Wednesday, March 16, 2016

Day 16 The Redemption of Grace

Grace was name that I had to ask God healing from. For so many years, I prayed for redemption from that word.

I read one story about grace. Tammy helps unwed mothers and takes good care of them in a home where they are fed and loved. She met Sara, one of the residents, who has been selling her body to feed her heroin habit, Tammy was forced to choose between offering some sort of practical assistance, and kicking Sara out of the program. Tammy made a deal with Sara that she would personally pay for Sara’s heroin habit, if Sara would refrain from prostituting herself. Tammy reasoned that if she could remove the guilt and shame associated with prostitution, Sara might have a chance of reestablishing her value, thereby gaining the strength to overcome her habit.

While walking this morning, I was so moved.
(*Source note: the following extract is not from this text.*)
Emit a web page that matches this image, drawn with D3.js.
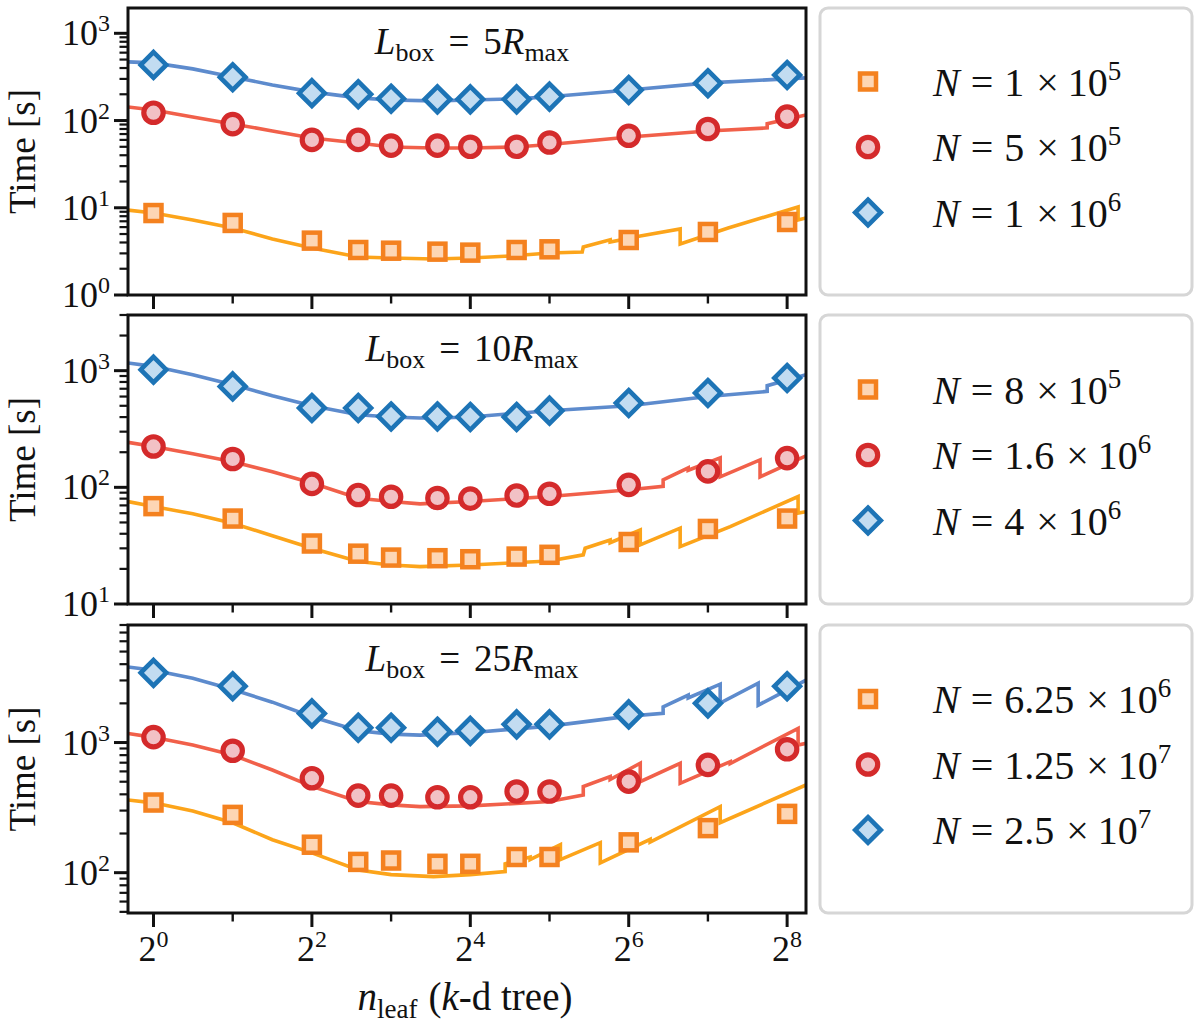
<!DOCTYPE html>
<html>
<head>
<meta charset="utf-8">
<script src="https://cdn.jsdelivr.net/npm/d3@7"></script>
<style>
  body { margin: 0; background: #fff; }
  svg text { font-family: "Liberation Serif", "Times New Roman", serif; fill: #111; }
</style>
</head>
<body>
<div id="container"></div>
<script>
/* DATA */
const nleaf = [1, 2, 4, 6, 8, 12, 16, 24, 32, 64, 128, 256];

// measured run times, L_box = 5 R_max
const box5_N1e5 = [8.7, 6.7, 4.2, 3.28, 3.22, 3.14, 3.06, 3.28, 3.34, 4.27, 5.28, 6.87];
const box5_N5e5 = [123, 91, 60, 60, 51.5, 51.5, 50, 50, 56, 67, 80, 111];
const box5_N1e6 = [434, 314, 206, 200, 178, 175, 175, 175, 188, 224, 268, 333];

// L_box = 10 R_max
const box10_N8e5 = [69, 54, 33, 27, 25, 24.7, 24.2, 25.5, 26.4, 34, 44, 54];
const box10_N16e5 = [224, 175, 107, 86, 83, 81, 80, 85, 88, 105, 137, 178];
const box10_N4e6 = [1020, 733, 479, 479, 405, 405, 401, 401, 454, 528, 644, 865];

// L_box = 25 R_max
const box25_N625e4 = [346, 278, 164, 121, 124, 117, 117, 132, 132, 171, 220, 283];
const box25_N125e5 = [1100, 865, 532, 391, 391, 380, 380, 420, 420, 501, 673, 887];
const box25_N25e6 = [3430, 2710, 1675, 1300, 1300, 1210, 1230, 1380, 1380, 1645, 2000, 2710];

// model curves, [nleaf, time]
const box5_N1e5_model = [[0.8, 9.4], [1, 8.7], [1.41, 7.25], [2, 5.87], [2.83, 4.39], [4, 3.46], [6, 2.73], [8, 2.66], [11.6, 2.59], [16, 2.66], [22.7, 2.8], [32, 3.03], [42.6, 3.11], [43, 3.55], [54.4, 4.3], [54.4, 4.05], [70.8, 4.75], [100.4, 5.71], [100.4, 3.85], [152.8, 5.87], [281.8, 10.2], [281.8, 7.25], [302, 7.64]];
const box5_N5e5_model = [[0.8, 143], [1, 132], [1.41, 110], [2, 91.4], [2.83, 76], [4, 63.1], [6, 55.3], [8, 49.8], [11.6, 48.5], [16, 48.5], [23.9, 49.8], [32, 53.2], [64.3, 64.8], [128, 76], [215, 82.3], [215, 92], [302, 116]];
const box5_N1e6_model = [[0.8, 470], [1, 458], [1.41, 391], [2, 316], [2.83, 256], [4, 213], [6, 182], [8, 172], [11.6, 168], [16, 172], [23.9, 177], [32, 187], [64.3, 224], [128, 270], [302, 308]];

const box10_N8e5_model = [[0.8, 75.5], [1, 68.4], [1.41, 59.3], [2, 49.3], [2.83, 38.4], [4, 30.1], [6, 23.1], [8, 21.6], [10.3, 20.9], [16, 21.6], [32, 23.4], [43, 26.4], [43.7, 30.1], [54.4, 35.4], [54.4, 33.5], [70.8, 43.1], [70.8, 32.1], [100.4, 44.7], [100.4, 31], [155.6, 46.1], [281.8, 83.4], [281.8, 60.1], [302, 61.7]];
const box10_N16e5_model = [[0.8, 243], [1, 224], [1.41, 194], [2, 166], [2.83, 136], [4, 109], [6, 80.7], [8, 75.5], [10.3, 72.1], [16, 75.5], [32, 83.4], [64.3, 95.3], [86.5, 102], [86.5, 116], [107.7, 147], [107.7, 140], [142.5, 179], [142.5, 123], [202, 172], [202, 123], [302, 186]];
const box10_N4e6_model = [[0.8, 1164], [1, 1089], [1.41, 924], [2, 759], [2.83, 610], [4, 501], [6, 419], [8, 401], [10.3, 393], [12, 393], [16, 401], [32, 454], [64.3, 501], [128, 601], [215, 664], [215, 743], [302, 924]];

const box25_N625e4_model = [[0.8, 362], [1, 344], [1.41, 298], [2, 242], [2.83, 179], [4, 142], [6, 105], [8, 96.6], [11.6, 93.2], [16, 96.6], [21.7, 102], [21.7, 117], [27, 132], [27, 126], [35.2, 164], [35.2, 126], [49.9, 170], [49.9, 119], [77.2, 180], [77.2, 172], [142.5, 321], [142.5, 242], [302, 472]];
const box25_N125e5_model = [[0.8, 1175], [1, 1096], [1.41, 957], [2, 802], [2.83, 615], [4, 460], [6, 352], [8, 332], [10.3, 322], [16, 326], [32, 352], [43, 395], [43, 459], [54.4, 547], [54.4, 520], [70.8, 693], [70.8, 501], [100.4, 693], [100.4, 486], [155.6, 713], [155.6, 690], [281.8, 1285], [281.8, 957], [302, 986]];
const box25_N25e6_model = [[0.8, 3810], [1, 3594], [1.41, 3120], [2, 2558], [2.83, 2042], [4, 1578], [6, 1231], [8, 1161], [10.3, 1140], [12, 1161], [16, 1189], [32, 1337], [64.3, 1596], [86.5, 1675], [86.5, 1880], [107.7, 2313], [107.7, 2200], [142.5, 2806], [142.5, 2009], [198.7, 2858], [198.7, 1936], [302, 3016]];

// labels and axes
const boxSizes = ["5", "10", "25"];
const legendMantissa = [["1", "5", "1"], ["8", "1.6", "4"], ["6.25", "1.25", "2.5"]];
const legendExponent = [["5", "5", "6"], ["5", "6", "6"], ["6", "7", "7"]];
const yDomains = [[1, 1950], [10, 3000], [49, 8000]];
const xDomain = [0.8, 302];
const xTickExps = [0, 1, 2, 3, 4, 5, 6, 7, 8];

/* CONSTANTS */
const width = 1200, height = 1024;
const left = 128, right = 806;
const tops = [8, 315, 625], bottoms = [295, 604, 913];
const lineColors = ["#fca41a", "#f1604a", "#5d8bcd"];
const edgeColors = ["#f4811f", "#d42a2b", "#1d74b6"];
const fillColors = ["#fdd6b4", "#f2c1c5", "#c2dcf1"];

const panelData = [
  [[box5_N1e5, box5_N1e5_model], [box5_N5e5, box5_N5e5_model], [box5_N1e6, box5_N1e6_model]],
  [[box10_N8e5, box10_N8e5_model], [box10_N16e5, box10_N16e5_model], [box10_N4e6, box10_N4e6_model]],
  [[box25_N625e4, box25_N625e4_model], [box25_N125e5, box25_N125e5_model], [box25_N25e6, box25_N25e6_model]]
];

const svg = d3.select("#container")
  .append("svg")
  .attr("width", width)
  .attr("height", height);

svg.append("rect").attr("width", width).attr("height", height).attr("fill", "#fff");

const x = d3.scaleLog().base(2).domain(xDomain).range([left, right]);

function marker(g, kind, cx, cy) {
  if (kind === 0) {
    g.append("rect")
      .attr("x", cx - 8).attr("y", cy - 8)
      .attr("width", 16).attr("height", 16)
      .attr("fill", fillColors[0]).attr("stroke", edgeColors[0]).attr("stroke-width", 4.5);
  } else if (kind === 1) {
    g.append("circle")
      .attr("cx", cx).attr("cy", cy).attr("r", 9.7)
      .attr("fill", fillColors[1]).attr("stroke", edgeColors[1]).attr("stroke-width", 5.2);
  } else {
    const s = 12.8;
    g.append("path")
      .attr("d", `M${cx},${cy - s}L${cx + s},${cy}L${cx},${cy + s}L${cx - s},${cy}Z`)
      .attr("fill", fillColors[2]).attr("stroke", edgeColors[2]).attr("stroke-width", 4.6)
      .attr("stroke-linejoin", "miter");
  }
}

panelData.forEach((series, p) => {
  const top = tops[p], bottom = bottoms[p];
  const y = d3.scaleLog().domain(yDomains[p]).range([bottom, top]);
  const g = svg.append("g");

  // clip
  svg.append("clipPath").attr("id", "clip" + p)
    .append("rect").attr("x", left).attr("y", top).attr("width", right - left).attr("height", bottom - top);

  // model lines
  const line = d3.line().x(d => x(d[0])).y(d => y(d[1]));
  const plot = g.append("g").attr("clip-path", `url(#clip${p})`);
  series.forEach(([pts, model], k) => {
    plot.append("path")
      .attr("d", line(model))
      .attr("fill", "none")
      .attr("stroke", lineColors[k])
      .attr("stroke-width", 3.6)
      .attr("stroke-linejoin", "miter");
  });
  // measured points
  series.forEach(([pts, model], k) => {
    pts.forEach((t, i) => marker(plot, k, x(nleaf[i]), y(t)));
  });

  // y ticks
  const [y0, y1] = yDomains[p];
  for (let e = Math.floor(Math.log10(y0)); e <= Math.ceil(Math.log10(y1)); e++) {
    for (let m = 1; m <= 9; m++) {
      const v = m * Math.pow(10, e);
      if (v < y0 * 0.999 || v > y1 * 1.001) continue;
      const yy = y(v);
      const len = m === 1 ? 14 : 8.5;
      g.append("line")
        .attr("x1", left - len).attr("x2", left).attr("y1", yy).attr("y2", yy)
        .attr("stroke", "#111").attr("stroke-width", m === 1 ? 3 : 2.2);
      if (m === 1) {
        const t = g.append("text")
          .attr("x", 110).attr("y", yy + 12)
          .attr("text-anchor", "end")
          .attr("font-size", 36)
          .text("10");
        t.append("tspan").attr("dy", -14).attr("font-size", 24).text(e);
      }
    }
  }

  // x ticks
  xTickExps.forEach(e => {
    const xx = x(Math.pow(2, e));
    const major = e % 2 === 0;
    g.append("line")
      .attr("x1", xx).attr("x2", xx).attr("y1", bottom).attr("y2", bottom + (major ? 14 : 8.5))
      .attr("stroke", "#111").attr("stroke-width", major ? 3 : 2.4);
    if (p === 2 && major) {
      const t = g.append("text")
        .attr("x", xx).attr("y", 961)
        .attr("text-anchor", "middle")
        .attr("font-size", 36)
        .text("2");
      t.append("tspan").attr("dy", -14).attr("font-size", 24).text(e);
    }
  });

  // frame
  g.append("rect")
    .attr("x", left).attr("y", top).attr("width", right - left).attr("height", bottom - top)
    .attr("fill", "none").attr("stroke", "#111").attr("stroke-width", 3);

  // panel title
  const title = g.append("text")
    .attr("x", 472).attr("y", top + 46)
    .attr("text-anchor", "middle")
    .attr("font-size", 37);
  title.append("tspan").attr("font-style", "italic").text("L");
  title.append("tspan").attr("font-size", 26).attr("dy", 7).text("box");
  title.append("tspan").attr("dy", -7).attr("dx", 14).text("=");
  title.append("tspan").attr("dx", 14).text(boxSizes[p]);
  title.append("tspan").attr("font-style", "italic").text("R");
  title.append("tspan").attr("font-size", 26).attr("dy", 7).text("max");

  // y label
  svg.append("text")
    .attr("transform", `translate(35,${(top + bottom) / 2}) rotate(-90)`)
    .attr("text-anchor", "middle")
    .attr("font-size", 37)
    .text("Time [s]");

  // legend
  const lg = svg.append("g");
  lg.append("rect")
    .attr("x", 820).attr("y", top).attr("width", 372).attr("height", bottom - top)
    .attr("rx", 8).attr("ry", 8)
    .attr("fill", "#fff").attr("stroke", "#d6d6d6").attr("stroke-width", 3);
  const mid = (top + bottom) / 2;
  [0, 1, 2].forEach(k => {
    const ry = mid - 70 + k * 65.5;
    marker(lg, k, 868, ry);
    const t = lg.append("text").attr("x", 933).attr("y", ry + 14).attr("font-size", 40);
    t.append("tspan").attr("font-style", "italic").text("N");
    t.append("tspan").attr("dx", 11).text("=");
    t.append("tspan").attr("dx", 11).text(legendMantissa[p][k]);
    t.append("tspan").attr("dx", 12).text("×");
    t.append("tspan").attr("dx", 9).text("10");
    t.append("tspan").attr("dy", -16).attr("font-size", 27).text(legendExponent[p][k]);
  });
});

// x label
const xl = svg.append("text")
  .attr("x", 465).attr("y", 1010)
  .attr("text-anchor", "middle")
  .attr("font-size", 39);
xl.append("tspan").attr("font-style", "italic").text("n");
xl.append("tspan").attr("font-size", 27).attr("dy", 8).text("leaf");
xl.append("tspan").attr("dy", -8).attr("dx", 11).text("(");
xl.append("tspan").attr("font-style", "italic").text("k");
xl.append("tspan").text("-d tree)");
</script>
</body>
</html>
My heart began crying out of love that I felt from Jesus. Their story might be too much compared to my experience but this grace is one of the moving stories on how God can give grace to us. God accepted me even before I came to Him. He loved me despite my sins. When I entered the church, He used me in His ministry despite my stubbornness. Like Sara, I had my withdrawals, I would cry myself to sleep. But God - He gave me home and identity. My transformation wasn't overnight or over the weekend. It took many years of finding His love has always been there every single time. It was grace.